You could say that about any complaint ever posted in the snarkpit. This is really a media complaint for me. I turned on the news this morning and realized that I was going to have to put up with this shit all day without reprieve.
I agree with all this but there seems to be something kind of condescending and presumptuous – even authoritarian about the way the media and elected officials feel the need to tell us WHEN we have to think about 9/11, much less HOW. I choose to reflect on those events organically, in my own time, on my own terms. I don’t appreciate waking up in the morning to a bunch of smarmy newsreaders and douchbag politicians shaking me and screaming “Remember 9/11! Think about it now! Wasn’t it sad? Why aren’t you crying? You just want to forget it ever happened, don’t you? Why do you hate America?”
I’ll think about it when and how I feel like it. I don’t need the reminders or the finger pointing.
I saw it happen, live on TV. I watched the news for days afterwards. I felt very sad for all the people who died, and all the people who had to deal with the mess, and I was a little bit worried about what might happen next. It was definitely a stressful experience, even for me, way up here in Montreal with no direct connections to anyone involved. But you know what? I can remember that on my own. Trust me, the image of those towers coming down is in my head already, and will never ever leave. You don’t need to spend three weeks before the anniversary showing me clips of the disaster and repeatedly reminding me that the anniversary is coming up. I know.
Remembering that it was five years ago is fine. It’s actually a good thing, because I don’t think anyone should ever forget that it happened. But starting the media frenzy about it at the beginning of August, showing the images over and over again in a buildup to the anniversary, as though it were a movie premiere - it just seems a little bit wrong to me.
Yes, commemorate the day, remember the dead, rebuild, and erect monuments. But making the 5th year anniversary into a huge month-long media event is cheap and wrong.
I know what you mean. I didn’t appreciate being woken from my nap by the air raid horn at the fire station two blocks from my house being blasted for a full minute at 9:59am.
Seriously, no one has forgotten September 11. Wall to wall rehash television coverage of the events serves no purpose other than securing ratings.
Its only news because some empty-shirted politicos can whore some votes out of it. Don’t kid yourself that its one iota more. I was stuck in a waiting room this morning before a doctor’s visit and I was force-fed ABC’s live coverage of this whoredom; I didn’t even have the option of turning it off or changing the channel. Al I can say is that “A Clockwork Orange” got it wrong: I feel plenty of rage.
Memorable Quotes:
Reporter Drone: “So, mayor Bloomberg, there have been rumors that there may not be such a large event scheduled for next year. Any comments?”
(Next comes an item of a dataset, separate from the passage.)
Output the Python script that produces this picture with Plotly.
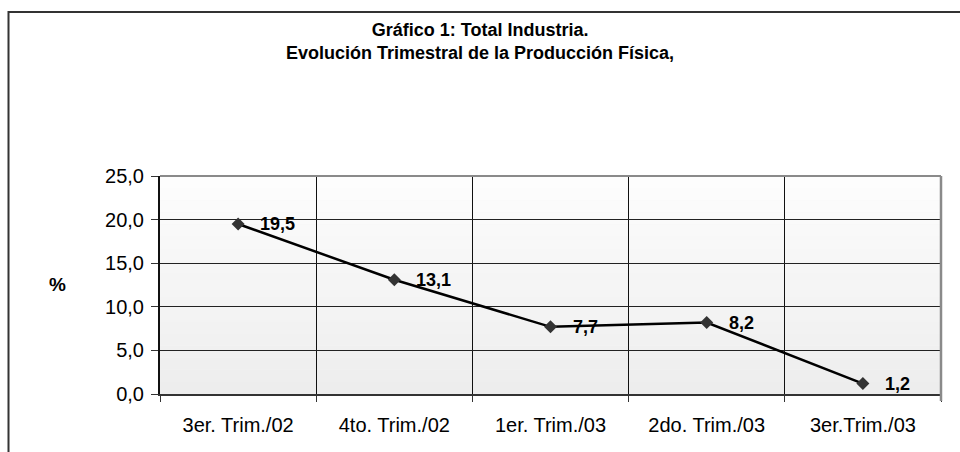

Ole Lizard Face Bloomberg: “Well, we’ll just have to see what happens and how this all plays out…”
In other words, he’ll have to see how much the polls shift 50-60 days before Election Day to see whether his party will need anymore free publicity. Good old ‘cut and run’ Bush, who hid during 9-11 and cut the defense budget for NYC significantly this year, was there for a sound-bite yesterday…but today, to mark the 9-11 Aniversary, ABC treated its viewers to a listing of his breakfast menu…what he was eating at firehouse 14. Yeah, that’s must-see news alright.
I Hate all the scumbag politicians trying to make votes out of this; there aren’t enough guts between all of them combined to resect a bowel. Yet, they are as American as Apple Pie and we have to take the good with the bad to live here. Still, we shouldn’t have to put up with the shit-sandwiches that they offer out as ‘pâté’…
It is curious that it is you that have brought it to the forefront of this domain and have dwelt on it for the large part of the morning. “I’m sick of seeing and talking about this everywhere I turn sooo…”.
I think time dilutes our memories of events and the pain associated with them. Some are better forgotten in personal life and some need to remain fresh to a Short-Attention-Span, 15 second sound-bite antion that was brutally attacked.
If a moment of silence by the Nation is honorable for the survivors and families of 9/11 and rememberance of the losses and heroism of that day will help us remember then I don’t feel that this is asking too much.
Trying to make it into a DoC moment is hardly worth of the effort.
Suck it up. Your important stuff like pussy and football will be back shortly.